A Los Angeles Times story published Wednesday has revealed a rising undercurrent of hostility toward foreigners — in Mexico. And the foreigners? They’re mostly Americans.
Though American citizens have long been the largest segment represented in Mexico’s vital tourism industry, with resort destinations like Cancun, Acapulco, Cabo San Lucas, and Puerto Vallarta coming instantly to mind as premier vacation destinations, the trouble seems to be with the Americans who aren’t leaving.

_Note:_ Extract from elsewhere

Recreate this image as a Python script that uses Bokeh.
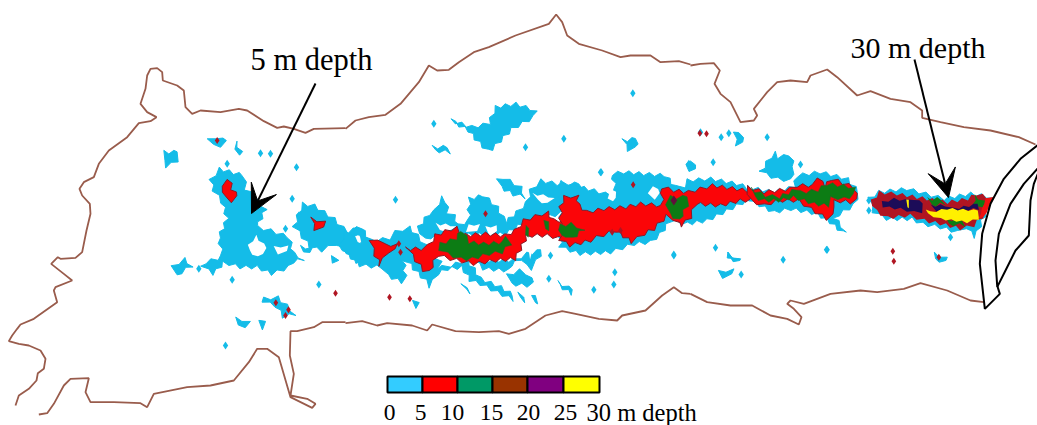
from bokeh.plotting import figure
from bokeh.embed import file_html
from bokeh.resources import INLINE
from bokeh.models import Range1d, Arrow, VeeHead, GlobalInlineStyleSheet
from bokeh.core.properties import value
import math

# Map coordinates, surveyed at 1/3 px on several sheets; each sheet has an origin
W, M, E = (0,0), (345,0), (690,0)
C1, C2, C3, Z = (340,170), (560,150), (150,130), (850,130)

coast_north_w = [(45,1215),(55,1185),(85,1165),(108,1140),(112,1118),(130,1105),(135,1075),(120,1050),(85,1035),(55,1030),(25,1022),(35,1005),(50,985),(60,972),(100,955),(135,930),(170,905),(160,870),(165,860),(215,840),(190,820),(152,790),(172,770),(180,775),(225,772),(245,755),(258,690),(270,640),(268,610),(245,585),(237,565),(250,545),(280,530),(295,490),(325,450),(380,410),(415,368),(450,362),(468,350),(440,335),(420,310),(435,265),(440,225),(450,205),(470,203),(485,215),(487,240),(530,255),(550,270),(555,320),(575,340),(600,330),(660,335),(715,325),(740,330),(790,362),(830,382),(850,378),(880,385),(915,397),(940,385),(1035,383)]
coast_north_m = [(0,385),(30,360),(70,350),(120,343),(165,310),(220,245),(250,195),(275,210),(310,208),(340,185),(385,155),(430,140),(510,105),(610,70),(632,42),(650,65),(665,105),(700,130),(770,150),(825,170),(855,165),(915,165),(945,185),(1000,182),(1035,192)]
coast_north_e = [(0,195),(30,190),(70,188),(88,210),(72,250),(90,280),(120,305),(150,365),(190,360),(200,345),(190,325),(230,275),(260,245),(300,240),(350,245),(360,225),(410,207),(440,230),(500,285),(540,272),(600,295),(660,305),(695,330),(695,352),(750,365),(820,380),(900,390),(985,410),(1035,432)]
coast_south_e = [(880,905),(840,900),(770,870),(690,848),(640,865),(560,875),(510,870),(420,880),(340,910),(300,900),(290,910),(310,925),(333,950),(325,972),(290,955),(240,945),(185,915),(120,915),(50,905),(0,880)]
coast_south_m = [(1035,880),(1010,878),(985,860),(950,885),(900,930),(830,945),(815,960),(760,955),(690,940),(650,932),(600,945),(540,985),(490,1000),(460,992),(400,995),(330,992),(260,972),(245,990),(200,975),(125,968),(95,975),(50,962),(0,968)]
coast_south_w = [(1035,965),(965,965),(940,980),(890,992),(870,992),(868,1065),(880,1120),(870,1185),(920,1195),(945,1210),(935,1222),(870,1190),(835,1070),(800,1045),(770,1045),(745,1085),(700,1140),(630,1155),(560,1160),(460,1180),(440,1220),(420,1208),(340,1205),(270,1205),(255,1175),(265,1133),(210,1135),(190,1155),(160,1210),(140,1238),(115,1242)]

cyan = [
 (C3,[(180,150),(205,115),(280,135),(285,175),(345,235),(320,290),(360,300),(415,320),(430,370),(460,385),(425,395),(415,410),(365,430),(320,410),(270,410),(220,395),(190,430),(155,410),(165,395),(200,385),(215,375),(205,320),(230,265),(215,215),(190,180)]),
 (C3,[(430,290),(455,220),(490,225),(550,265),(590,305),(630,290),(660,330),(660,390),(620,395),(590,365),(555,340),(515,360),(480,350),(445,305)]),
 (C3,[(450,350),(480,350),(475,370)]),
 (C3,[(540,380),(565,395),(550,395)]),
 (C3,[(65,410),(100,385),(125,405),(75,435)]),
 (C3,[(40,65),(85,65),(80,90),(50,110),(38,90)]),
 (C3,[(172,30),(200,20),(230,35),(210,45),(185,45)]),
 (C3,[(255,35),(272,60),(262,75)]),
 (W,[(790,895),(830,890),(885,940),(850,950),(825,915),(790,905)]),
 (W,[(705,955),(745,960),(730,985)]),
 (W,[(775,965),(800,965),(790,985)]),
 (C1,[(0,225),(10,185),(35,195),(52,165),(75,195),(90,210),(145,205),(165,185),(205,170),(230,195),(255,225),(260,240),(300,270),(290,290),(305,290),(330,285),(380,270),(400,295),(420,325),(480,350),(520,375),(520,388),(470,365),(420,340),(390,330),(365,290),(320,295),(290,310),(270,350),(255,330),(220,295),(200,270),(190,270),(195,330),(185,335),(140,315),(125,290),(60,285),(20,250)]),
 (C1,[(235,170),(265,130),(285,120),(300,80),(318,95),(320,125),(340,135),(355,165),(385,150),(385,85),(430,75),(470,110),(495,155),(530,125),(560,95),(570,60),(600,30),(650,40),(720,40),(720,85),(670,95),(660,130),(560,150),(495,190),(290,195),(250,205)]),
 (C1,[(400,270),(520,270),(560,250),(605,240),(590,270),(575,295),(555,285),(540,265),(510,285),(505,300),(430,295)]),
 (C1,[(470,30),(490,22),(540,50),(555,80),(520,72),(480,50)]),
 (C1,[(500,315),(535,300),(560,310),(580,340),(560,345),(510,340)]),
 (C1,[(360,345),(385,350),(390,365),(375,360)]),
 (C1,[(530,370),(555,380),(555,392),(535,382)]),
 (C1,[(575,380),(590,375),(590,395),(580,398)]),
 (C1,[(650,335),(700,360),(695,370),(655,345)]),
 (C1,[(215,395),(240,400),(230,410)]),
 (C2,[(0,95),(40,105),(100,120),(150,135),(165,115),(155,70),(190,65),(250,70),(315,75),(345,110),(370,110),(380,90),(450,85),(530,100),(560,110),(560,150),(440,210),(380,220),(330,210),(300,250),(270,275),(220,280),(150,305),(60,310),(0,290)]),
 (C2,[(560,110),(640,125),(700,110),(710,75),(780,65),(860,85),(895,125),(880,165),(820,200),(855,240),(845,245),(810,215),(770,190),(690,175),(640,185),(570,150)]),
 (C2,[(600,65),(640,5),(650,20),(690,15),(700,50),(690,90),(650,85)]),
 (C2,[(380,45),(395,30),(405,60),(390,60)]),
 (C2,[(500,310),(535,325),(530,330),(505,320)]),
 (M,[(315,360),(380,380),(430,370),(450,320),(510,310),(570,330),(565,350),(500,385),(440,445),(425,450),(390,415),(370,390)]),
 (M,[(260,440),(310,440),(315,455),(265,450)]),
 (M,[(830,420),(875,415),(870,445),(850,450)]),
 (Z,[(55,205),(85,185),(170,175),(225,190),(280,205),(360,190),(425,200),(395,270),(375,320),(345,290),(320,305),(270,290),(215,280),(185,265),(110,265),(70,245)]),
 (E,[(85,815),(125,805),(125,825),(100,830)]),
 (E,[(110,760),(145,775),(145,785),(115,772)]),
 (E,[(130,400),(150,395),(158,430),(140,435)]),
 (E,[(730,760),(765,770),(765,785),(730,775)]),
]
cyan_specks = [(C3,x,y) for x,y in [(330,68),(360,70),(438,110),(425,205),(230,100),(405,295),(245,448),(505,462),(445,255),(145,415)]] + \
 [(W,x,y) for x,y in [(675,1035)]] + \
 [(C1,x,y) for x,y in [(625,325),(630,255),(165,88)]] + \
 [(M,x,y) for x,y in [(765,515),(265,370),(540,440),(655,415),(862,278),(745,868),(808,815),(805,852),(985,765),(1030,490)]] + \
 [(C2,x,y) for x,y in [(458,35),(122,65),(720,42),(465,292),(340,312),(800,298),(925,150),(925,180)]] + \
 [(E,x,y) for x,y in [(30,395),(92,410),(115,398),(230,410),(278,778),(408,748),(152,822),(780,710)]]
holes = [
 (C3,[(295,345),(315,315),(350,355),(320,380),(295,360)]),
 (C3,[(370,350),(410,345),(410,365),(385,370)]),
 (C3,[(620,318),(632,318),(632,332),(620,332)]),
 (C1,[(285,160),(345,165),(335,180),(295,180)]),
 (C1,[(385,165),(415,160),(410,185),(380,185)]),
 (C1,[(435,170),(465,165),(470,185),(440,190)]),
 (C1,[(45,200),(60,195),(60,215),(48,215)]),
 (C1,[(565,245),(578,245),(572,265)]),
 (C1,[(575,70),(640,80),(620,100),(590,90)]),
 (C2,[(265,130),(280,105),(300,130),(285,145)]),
 (C2,[(150,120),(170,125),(155,155),(145,145)]),
]
red = [
 (C3,[(220,170),(235,145),(245,175),(262,200),(245,212),(222,200)]),
 (C3,[(480,265),(520,272),(520,295),(495,298)]),
 (C1,[(88,215),(115,205),(135,225),(165,220),(165,240),(140,245),(120,285),(105,255)]),
 (C1,[(195,235),(240,235),(265,225),(285,195),(345,170),(360,195),(435,190),(495,195),(525,180),(550,150),(620,125),(640,150),(720,150),(720,190),(690,210),(620,195),(560,195),(525,265),(465,270),(400,280),(330,265),(290,255),(265,305),(250,300),(215,255)]),
 (C2,[(0,170),(10,140),(50,135),(55,165),(80,185),(130,175),(195,170),(240,160),(305,165),(305,110),(340,120),(385,125),(455,105),(560,120),(570,150),(540,150),(480,165),(405,160),(390,200),(365,225),(355,220),(340,205),(320,195),(280,235),(250,250),(215,275),(165,240),(110,260),(90,270),(30,285),(0,270)]),
 (C2,[(560,110),(610,125),(690,115),(710,105),(760,105),(775,80),(790,110),(815,85),(880,110),(890,150),(870,155),(825,150),(815,170),(820,195),(800,205),(750,175),(715,150),(650,150),(610,165),(570,150)]),
]
red_specks = [(C3,x,y) for x,y in [(200,30)]] + \
 [(W,x,y) for x,y in [(826,907),(864,928),(855,945),(1005,878)]] + \
 [(C1,x,y) for x,y in [(147,380),(208,385),(435,130),(175,220),(180,245)]] + \
 [(C2,x,y) for x,y in [(218,103),(155,245),(180,240)]] + \
 [(E,x,y) for x,y in [(28,398),(48,400),(607,752),(610,782),(745,770)]]
green = [
 (C1,[(300,220),(345,205),(365,180),(385,215),(430,220),(490,215),(500,195),(510,220),(485,245),(445,250),(395,265),(360,265),(320,250),(300,240)]),
 (C1,[(555,170),(570,175),(565,195),(550,190)]),
 (C1,[(610,155),(630,155),(625,175),(610,175)]),
 (C2,[(0,225),(30,220),(70,235),(35,265),(15,255),(0,255)]),
 (C2,[(330,140),(385,140),(380,165),(355,210),(325,190),(320,165)]),
 (C2,[(570,115),(615,135),(655,140),(710,115),(720,125),(770,120),(800,100),(880,110),(880,135),(850,145),(815,140),(805,165),(760,160),(730,150),(700,140),(655,150),(610,150),(580,140)]),
]
darkred = [
 (Z,[(65,210),(85,185),(140,190),(170,195),(230,205),(290,215),(350,205),(380,190),(425,205),(395,260),(370,285),(330,295),(270,280),(220,270),(180,255),(110,262),(75,240)]),
]
green_east = [
 (Z,[(230,205),(275,205),(285,220),(240,225)]),
 (Z,[(370,195),(400,210),(395,235),(370,225)]),
 (Z,[(285,265),(340,270),(345,285),(290,280)]),
]
navy = [
 (Z,[(95,215),(130,205),(165,210),(190,205),(220,220),(215,245),(190,245),(150,235),(100,230)]),
 (Z,[(240,225),(285,225),(310,235),(385,220),(385,235),(320,240),(260,240)]),
]
yellow = [
 (Z,[(215,225),(240,245),(290,235),(385,240),(385,265),(350,275),(270,265),(230,250)]),
 (Z,[(168,210),(178,208),(175,230),(168,230)]),
]
red_wedge = [(Z,[(405,205),(430,200),(400,260),(385,265)])]
purple_spot = [(C2,340,150)]

jaw_outer = [(1050,430),(1040,435),(990,475),(940,535),(900,610),(875,700),(868,790),(883,925),(928,880),(920,855),(915,780),(925,700),(960,610),(1000,550),(1050,495)]
jaw_inner = [(1050,500),(1030,550),(1020,600),(1015,705),(975,750),(945,810),(920,860)]

legend_edges = [387,422,457,492,527,563,599]
legend_colors = ["#33CCFF","#FF0000","#009966","#993300","#800080","#FFFF00"]
legend_labels = ["0","5","10","15","20","25"]
legend_label_x = [389,420,452,491,528,565]


def pts(o, ps):
    return [x/3+o[0] for x,_ in ps], [y/3+o[1] for _,y in ps]

def jag(o, ps, step=5.0, amp=1.8):
    """Stair-stepped edge of the raster map cells."""
    xs, ys = pts(o, ps)
    ox, oy = [], []
    n = len(xs)
    k = 0
    for i in range(n):
        x0, y0, x1, y1 = xs[i], ys[i], xs[(i+1)%n], ys[(i+1)%n]
        L = math.hypot(x1-x0, y1-y0)
        m = max(1, int(L/step))
        for j in range(m):
            t = j/m
            nx, ny = -(y1-y0)/(L or 1), (x1-x0)/(L or 1)
            s = amp if k % 2 else -amp
            ox.append(x0+(x1-x0)*t+nx*s)
            oy.append(y0+(y1-y0)*t+ny*s)
            k += 1
    return ox, oy

p = figure(width=1037, height=425, x_range=Range1d(0,1037), y_range=Range1d(425,0),
           output_backend="svg", toolbar_location=None, min_border=0,
           background_fill_color="white", border_fill_color="white", outline_line_color=None)
p.axis.visible = False
p.grid.visible = False
p.stylesheets = [GlobalInlineStyleSheet(css="html,body{margin:0 !important;padding:0;}")]

def layer(shapes, fill, line=None, lw=0, **kw):
    X, Y = [], []
    for o, ps in shapes:
        a, b = jag(o, ps, **kw)
        X.append(a); Y.append(b)
    p.patches(X, Y, fill_color=fill, line_color=line, line_width=lw)

def specks(items, color, size):
    p.scatter([x/3+o[0] for o,x,y in items], [y/3+o[1] for o,x,y in items], marker="diamond", size=size,
              fill_color=color, line_color=None)

CO = "#995c4c"
for o, ps in [(W,coast_north_w),(M,coast_north_m),(E,coast_north_e),(E,coast_south_e),(M,coast_south_m),(W,coast_south_w)]:
    a, b = pts(o, ps)
    p.line(a, b, line_color=CO, line_width=1.8)

layer(cyan, "#14bce8", "#14bce8", 1)
specks(cyan_specks, "#14bce8", 8)
layer(holes, "white", amp=1.2)
layer(red, "#fb0508", "#8a1a28", 1)
specks(red_specks, "#b01522", 7)
layer(green, "#0c7c14", "#30602a", 0.6)
layer(darkred, "#b01522")
layer(green_east, "#0c7c14")
layer(navy, "#1c0c58", amp=1.2)
layer(yellow, "#fff000", amp=1.0)
layer(red_wedge, "#f01010", amp=0.5)
specks(purple_spot, "#60103c", 10)

a, b = pts(E, jaw_outer)
p.patch(a, b, fill_color="white", line_color="black", line_width=2)
a, b = pts(E, jaw_inner)
p.line(a, b, line_color="black", line_width=2)

for x0,y0,x1,y1 in [(315,83,251,213),(914,59,948,197)]:
    p.add_layout(Arrow(end=VeeHead(size=28, fill_color="black", line_color="black", line_width=1),
                       x_start=x0, y_start=y0, x_end=x1, y_end=y1, line_color="black", line_width=2))

F = value("Liberation Serif")
p.text([250],[59],text=["5 m depth"],text_font=F,text_font_size="30.5px",text_color="black",text_baseline="middle")
p.text([850],[47],text=["30 m depth"],text_font=F,text_font_size="30px",text_color="black",text_baseline="middle")

p.quad(left=legend_edges[:-1], right=legend_edges[1:], top=[376]*6, bottom=[392]*6,
       fill_color=legend_colors, line_color="black", line_width=2)
p.text(legend_label_x,[411.5]*6,text=legend_labels,text_font=F,text_font_size="23.5px",text_color="black",
       text_align="center",text_baseline="middle")
p.text([586],[411.5],text=["30 m depth"],text_font=F,text_font_size="24.5px",text_color="black",text_baseline="middle")

open("out.html","w").write(file_html(p, INLINE))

And the locals in Mexico City particularly are getting fed up.
“We’re the only brown people,” Fernando Bustos Gorozpe, a 38-year-old writer and university professor, observed during a recent visit with friends to a cafe, the Los Angeles Times reported. “We’re the only people speaking Spanish except the waiters.”
He couched his criticism of Americans living in the Mexican capital in phrasing that hearkens to the immigration controversy that has shaped American politics for over a decade, noting an “indifference as to how their actions are affecting locals.”
He also told the Times he believes that “Americans, many of whom are white, are reinforcing the city’s pervasive — if infrequently discussed — caste system.”
“Mexico is classist and racist,” Bustos added. “People with white skin are given preference. Now, if a local wants to go to a restaurant or a club, they don’t just have to compete with rich, white Mexicans but with foreigners too.”
Mexico City is being flooded by Americans — including legions of remote workers drawn by cheaper rents.
They’re transforming classic neighborhoods, the housing market and even racial dynamics.
More and more, locals are asking them to please go home.https://t.co/wivG6TDWTP
— Kate Linthicum (@katelinthicum) July 27, 2022
Speaking with Kate Linthicum of the Times, Bustos described a sensation oft-lamented in many southwestern cities by Americans of European descent: He had a realization that native Mexicans in many areas of the capital are becoming outnumbered.
The English language, while the lingua franca in much of the western world for over a century, has been slow to take hold south of the border — or at least it was. Linthicum wrote, “English — well, it’s everywhere: ringing out at supermarkets, natural wine bars and fitness classes in the park.”
Linthicum went on to describe large segments of the city which were largely depopulated or closed down following the cataclysmic 1985 Mexico City earthquake, now flourishing with an influx of Americans. Many of these people come from California and bring with them large sums of money, typically earned through the remote-work freelancing landscape of the ‘digital nomad’ culture.
These younger, untethered professionals, in taking advantage of the comparatively low rent prices coupled with their significantly higher income than locals, are able to live well and pump money into communities that are rapidly adapting in order to better cater to them.
Mexico News Daily referred to the situation unironically as a “foreign invasion” that has left Mexicans incensed over the “gentrification” of their traditional neighborhoods in the historic city.
Spanish-language publication Milenio described the situation (translated): “Loaded with suitcases with casual clothes, their laptop, a plane ticket and a good batch of dollars, thousands of Americans are crossing the Rio Grande to settle in neighborhoods that, although expensive for most Mexicans, offer many foreigners the possibility of spending less than in their countries,” the publication reported.
“Fleeing the ravages of inflation that raised consumer and housing prices and the social consequences of COVID-19 , in this reverse migration they are not looking for jobs in our country, but rather take advantage of the high value of their dollars.”
A common complaint is that businesses are switching signage and advertisements to English and that the approximately 1.6 million Americans staying in Mexico, according to the US State Department, are driving up prices for goods and services and edging out the Mexican locals in a city that they feel is becoming less and less theirs.
Christina Pushaw, press secretary for Florida Gov. Ron DeSantis, commented on the story with a recommendation to the Mexico City denizens: “Mexico, I have an idea for you. PLEASE BUILD THE WALL along our southern border.”
Mexico, I have an idea for you. PLEASE BUILD THE WALL along our southern border.
— Christina Pushaw 🐊 🇺🇸 (@ChristinaPushaw) July 27, 2022
The Mexican people who have become frustrated by the turn of events offered a blunt message to their new neighbors:
“New to the city? Working remotely?” vulgar posters appearing around the city read in English. “You’re a f***ing plague and the locals f***ing hate you. Leave.”